Sunday, September 28, 2008

The Journey to Error Proceeds One Step at a Time

This from a post at The Panda's Thumb. The focus is on how good Christians wander into such bad science -- it's talking about the Intelligent Design cul-de-sac -- but it is certainly applicable to other things in this political season:

We slip into self-deception by means of tiny steps, each one of which is so small that we can in a sense ignore it, excuse it, not notice it. We creep up on ourselves gradually, thus enabling the story to evolve so slowly that we can justify ourselves in noticing the development. The techniques used are:

(i) Screening. This means that we select from all the information available to us that which is consistent with the beliefs we would like to have. We fail to hear the discordant notes.

(ii) Weighted evidence. We give greater weight to the evidence which supports what we want to believe about ourselves, and we discount the evidence which points in the other direction.

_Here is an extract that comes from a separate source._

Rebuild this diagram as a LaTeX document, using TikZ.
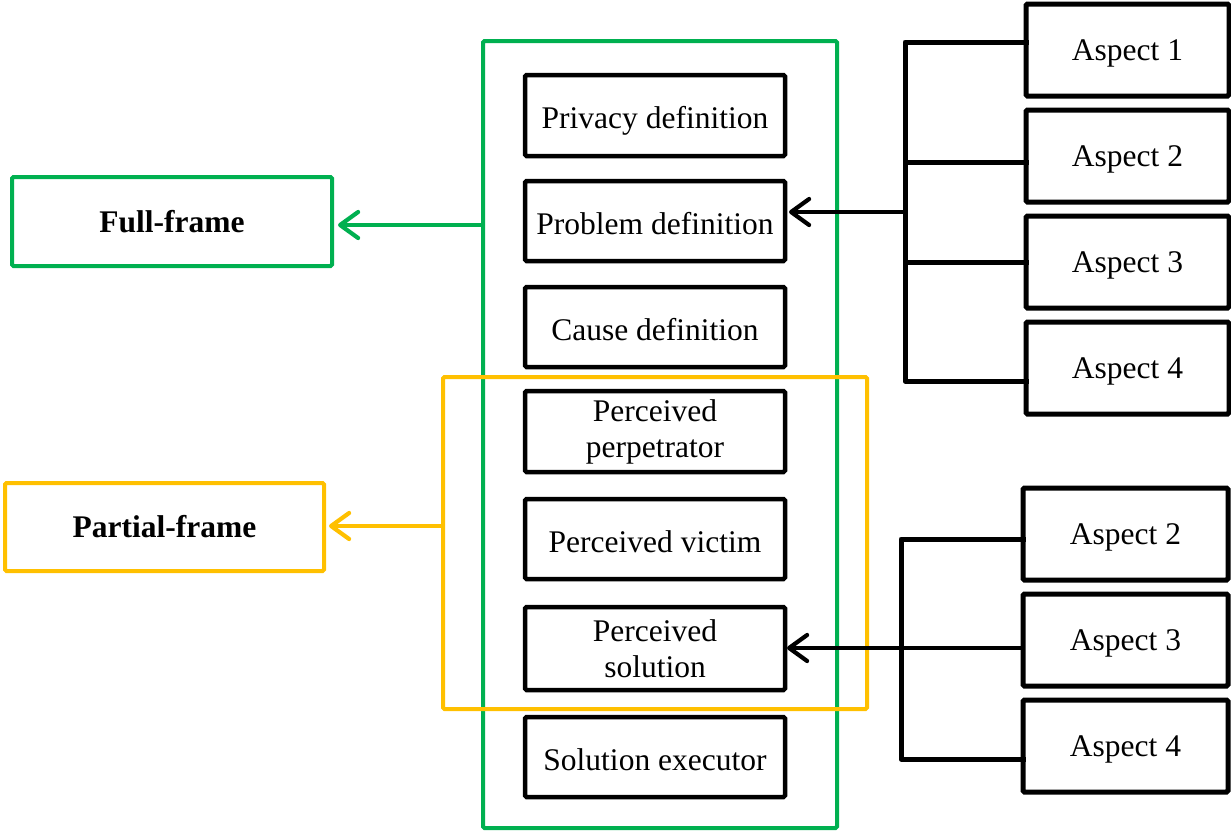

Evidence that supports our self-interest is seen as logical and compelling.

(iii) Confirmation. Our attention is quickly drawn to little bits of evidence which confirm us in our false beliefs. Events which confirm us become significant and are remembered whilst those which might appear to have disconfirmed the event are quickly forgotten or regarded as insignificant.

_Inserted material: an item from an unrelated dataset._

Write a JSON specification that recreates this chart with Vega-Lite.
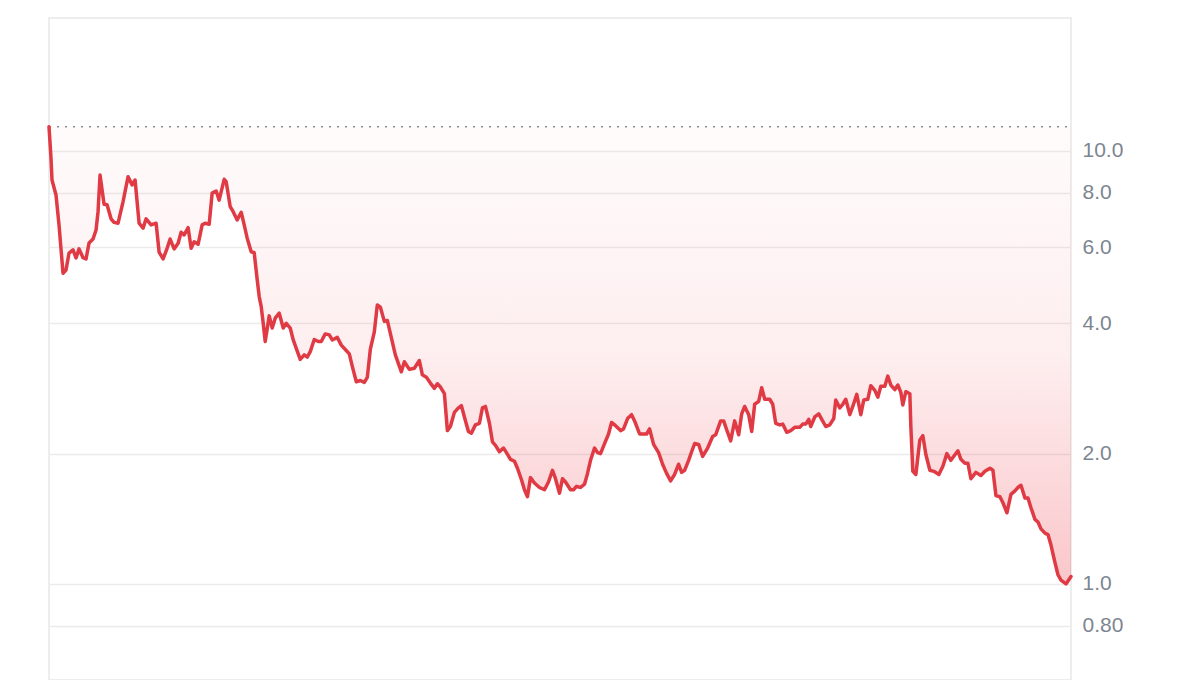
{
  "$schema": "https://vega.github.io/schema/vega-lite/v6.json",
  "width": 1022,
  "height": 662,
  "padding": {"left": 47, "top": 18, "right": 0, "bottom": 0},
  "autosize": {"type": "pad"},
  "background": "white",
  "config": {
    "view": {"stroke": "#e8e8e8", "strokeWidth": 1.5},
    "font": "Liberation Sans"
  },
  "data": {
    "values": [
      {"t":0,"v":11.38},{"t":2,"v":9.62},{"t":3,"v":8.57},{"t":7,"v":7.91},{"t":10,"v":6.75},{"t":14,"v":5.22},{"t":17,"v":5.31},{"t":20,"v":5.81},{"t":24,"v":5.91},{"t":27,"v":5.66},
      {"t":30,"v":5.94},{"t":34,"v":5.67},{"t":37,"v":5.63},{"t":40,"v":6.13},{"t":44,"v":6.26},{"t":47,"v":6.57},{"t":49,"v":7.24},{"t":51,"v":8.80},{"t":55,"v":7.53},{"t":58,"v":7.51},
      {"t":62,"v":6.97},{"t":65,"v":6.84},{"t":69,"v":6.81},{"t":74,"v":7.64},{"t":79,"v":8.72},{"t":83,"v":8.35},{"t":86,"v":8.57},{"t":90,"v":6.81},{"t":94,"v":6.63},{"t":97,"v":6.97},
      {"t":102,"v":6.75},{"t":107,"v":6.81},{"t":110,"v":5.84},{"t":114,"v":5.63},{"t":118,"v":5.96},{"t":121,"v":6.26},{"t":125,"v":5.94},{"t":129,"v":6.12},{"t":132,"v":6.49},{"t":135,"v":6.40},
      {"t":139,"v":6.65},{"t":142,"v":5.96},{"t":145,"v":6.17},{"t":149,"v":6.09},{"t":153,"v":6.75},{"t":156,"v":6.81},{"t":160,"v":6.77},{"t":163,"v":7.99},{"t":167,"v":8.08},{"t":170,"v":7.70},
      {"t":175,"v":8.60},{"t":177,"v":8.49},{"t":181,"v":7.44},{"t":184,"v":7.24},{"t":188,"v":6.93},{"t":192,"v":7.22},{"t":195,"v":6.75},{"t":198,"v":6.29},{"t":202,"v":5.85},{"t":205,"v":5.82},
      {"t":208,"v":5.04},{"t":210,"v":4.61},{"t":212,"v":4.37},{"t":214,"v":4.00},{"t":216,"v":3.63},{"t":220,"v":4.16},{"t":223,"v":3.90},{"t":226,"v":4.11},{"t":230,"v":4.22},{"t":234,"v":3.90},
      {"t":237,"v":4.00},{"t":241,"v":3.90},{"t":244,"v":3.66},{"t":247,"v":3.50},{"t":251,"v":3.30},{"t":255,"v":3.38},{"t":258,"v":3.34},{"t":261,"v":3.44},{"t":265,"v":3.67},{"t":269,"v":3.63},
      {"t":272,"v":3.63},{"t":276,"v":3.78},{"t":280,"v":3.76},{"t":283,"v":3.66},{"t":288,"v":3.71},{"t":292,"v":3.56},{"t":296,"v":3.48},{"t":300,"v":3.40},{"t":303,"v":3.18},{"t":307,"v":2.93},
      {"t":311,"v":2.95},{"t":315,"v":2.92},{"t":318,"v":3.00},{"t":321,"v":3.48},{"t":325,"v":3.82},{"t":328,"v":4.41},{"t":331,"v":4.36},{"t":335,"v":4.04},{"t":338,"v":4.06},{"t":341,"v":3.79},
      {"t":346,"v":3.38},{"t":352,"v":3.09},{"t":355,"v":3.26},{"t":360,"v":3.13},{"t":365,"v":3.15},{"t":370,"v":3.28},{"t":373,"v":3.04},{"t":377,"v":3.00},{"t":381,"v":2.91},{"t":385,"v":2.83},
      {"t":388,"v":2.90},{"t":391,"v":2.85},{"t":395,"v":2.75},{"t":398,"v":2.26},{"t":401,"v":2.31},{"t":405,"v":2.49},{"t":409,"v":2.55},{"t":412,"v":2.58},{"t":415,"v":2.43},{"t":419,"v":2.25},
      {"t":422,"v":2.23},{"t":426,"v":2.33},{"t":430,"v":2.35},{"t":433,"v":2.55},{"t":436,"v":2.57},{"t":440,"v":2.35},{"t":443,"v":2.13},{"t":446,"v":2.09},{"t":450,"v":2.02},{"t":454,"v":2.06},
      {"t":457,"v":2.01},{"t":461,"v":1.94},{"t":465,"v":1.92},{"t":468,"v":1.85},{"t":472,"v":1.74},{"t":475,"v":1.65},{"t":478,"v":1.59},{"t":481,"v":1.76},{"t":485,"v":1.71},{"t":490,"v":1.67},
      {"t":495,"v":1.65},{"t":499,"v":1.72},{"t":503,"v":1.83},{"t":506,"v":1.75},{"t":510,"v":1.62},{"t":513,"v":1.75},{"t":516,"v":1.72},{"t":521,"v":1.65},{"t":524,"v":1.65},{"t":527,"v":1.68},
      {"t":531,"v":1.67},{"t":535,"v":1.70},{"t":538,"v":1.80},{"t":541,"v":1.93},{"t":545,"v":2.06},{"t":548,"v":2.01},{"t":551,"v":2.00},{"t":555,"v":2.11},{"t":559,"v":2.22},{"t":562,"v":2.36},
      {"t":566,"v":2.32},{"t":571,"v":2.26},{"t":574,"v":2.28},{"t":578,"v":2.41},{"t":582,"v":2.46},{"t":585,"v":2.38},{"t":590,"v":2.22},{"t":593,"v":2.22},{"t":597,"v":2.22},{"t":600,"v":2.28},
      {"t":604,"v":2.10},{"t":609,"v":2.01},{"t":613,"v":1.89},{"t":617,"v":1.80},{"t":621,"v":1.73},{"t":625,"v":1.79},{"t":629,"v":1.89},{"t":632,"v":1.81},{"t":635,"v":1.83},{"t":639,"v":1.93},
      {"t":642,"v":2.02},{"t":645,"v":2.11},{"t":649,"v":2.10},{"t":653,"v":1.97},{"t":658,"v":2.06},{"t":663,"v":2.19},{"t":666,"v":2.21},{"t":671,"v":2.38},{"t":674,"v":2.38},{"t":677,"v":2.27},
      {"t":681,"v":2.14},{"t":685,"v":2.38},{"t":689,"v":2.21},{"t":692,"v":2.47},{"t":695,"v":2.57},{"t":699,"v":2.46},{"t":702,"v":2.25},{"t":705,"v":2.60},{"t":709,"v":2.64},{"t":712,"v":2.84},
      {"t":715,"v":2.67},{"t":720,"v":2.67},{"t":723,"v":2.60},{"t":726,"v":2.35},{"t":730,"v":2.33},{"t":733,"v":2.34},{"t":737,"v":2.24},{"t":741,"v":2.26},{"t":745,"v":2.30},{"t":750,"v":2.30},
      {"t":753,"v":2.34},{"t":756,"v":2.34},{"t":759,"v":2.40},{"t":761,"v":2.31},{"t":765,"v":2.43},{"t":769,"v":2.47},{"t":772,"v":2.40},{"t":776,"v":2.31},{"t":780,"v":2.33},{"t":784,"v":2.41},
      {"t":786,"v":2.66},{"t":790,"v":2.55},{"t":793,"v":2.60},{"t":796,"v":2.67},{"t":800,"v":2.46},{"t":803,"v":2.57},{"t":807,"v":2.74},{"t":811,"v":2.46},{"t":814,"v":2.66},{"t":818,"v":2.67},
      {"t":821,"v":2.87},{"t":825,"v":2.80},{"t":828,"v":2.70},{"t":831,"v":2.86},{"t":835,"v":2.86},{"t":838,"v":3.02},{"t":841,"v":2.88},{"t":845,"v":2.81},{"t":848,"v":2.88},{"t":851,"v":2.77},
      {"t":853,"v":2.59},{"t":856,"v":2.78},{"t":860,"v":2.75},{"t":861,"v":2.31},{"t":863,"v":1.82},{"t":866,"v":1.79},{"t":870,"v":2.15},{"t":873,"v":2.20},{"t":876,"v":1.99},{"t":880,"v":1.83},
      {"t":884,"v":1.82},{"t":889,"v":1.79},{"t":893,"v":1.87},{"t":897,"v":2.00},{"t":901,"v":1.93},{"t":908,"v":2.03},{"t":911,"v":1.94},{"t":915,"v":1.90},{"t":918,"v":1.90},{"t":921,"v":1.75},
      {"t":926,"v":1.81},{"t":931,"v":1.78},{"t":935,"v":1.82},{"t":940,"v":1.85},{"t":943,"v":1.83},{"t":946,"v":1.60},{"t":950,"v":1.59},{"t":953,"v":1.54},{"t":957,"v":1.46},{"t":961,"v":1.61},
      {"t":965,"v":1.64},{"t":968,"v":1.67},{"t":971,"v":1.69},{"t":975,"v":1.58},{"t":978,"v":1.58},{"t":981,"v":1.50},{"t":985,"v":1.41},{"t":988,"v":1.39},{"t":991,"v":1.34},{"t":995,"v":1.31},
      {"t":998,"v":1.30},{"t":1001,"v":1.23},{"t":1005,"v":1.12},{"t":1008,"v":1.05},{"t":1011,"v":1.02},{"t":1016,"v":1.00},{"t":1021,"v":1.04}
    ]
  },
  "transform": [{"joinaggregate": [{"op": "max", "field": "v", "as": "vmax"}]}],
  "encoding": {
    "x": {"field": "t", "type": "quantitative", "scale": {"domain": [0, 1021], "nice": false, "zero": false}, "axis": null}
  },
  "layer": [
    {
      "mark": {
        "type": "area",
        "fill": {
          "gradient": "linear",
          "x1": 0, "y1": 0, "x2": 0, "y2": 1,
          "stops": [
            {"offset": 0, "color": "rgba(239,68,80,0.02)"},
            {"offset": 0.5, "color": "rgba(239,68,80,0.09)"},
            {"offset": 1, "color": "rgba(239,68,80,0.3)"}
          ]
        }
      },
      "encoding": {
        "y": {
          "field": "v", "type": "quantitative",
          "scale": {"type": "log", "domain": [0.6, 20.28], "nice": false, "zero": false},
          "axis": {
            "orient": "right",
            "values": [0.8, 1, 2, 4, 6, 8, 10],
            "labelExpr": "datum.value >= 1 ? format(datum.value, '.1f') : format(datum.value, '.2f')",
            "domain": false,
            "ticks": false,
            "labelPadding": 11,
            "labelFontSize": 21,
            "labelColor": "#7d8590",
            "labelFont": "Liberation Sans",
            "gridColor": "#ebebeb",
            "gridWidth": 1.5,
            "title": null
          }
        },
        "y2": {"field": "vmax"}
      }
    },
    {
      "mark": {"type": "rule", "strokeDash": [2, 6], "color": "#8a8f96", "strokeWidth": 1.5},
      "encoding": {
        "y": {"aggregate": "max", "field": "v", "type": "quantitative"},
        "x": {"value": 0},
        "x2": {"value": 1022}
      }
    },
    {
      "mark": {"type": "line", "color": "#e03a45", "strokeWidth": 3.5, "strokeJoin": "round", "strokeCap": "round"},
      "encoding": {
        "y": {"field": "v", "type": "quantitative"}
      }
    }
  ]
}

(iv) Gradualism. We do not take too big a step at once because this would be difficult to deny.

(v) Refusal to review the evidence. We do not subject our preferred beliefs to periodic review in order to update them, and thus face the possible risk of invalidation.

(vi) Habit. These tricks of thinking and judging become habitual with us so that we gradually lose the very skills of self-critical knowledge. We become habituated in patterns of thought which contribute to and maintain us in our self-deception.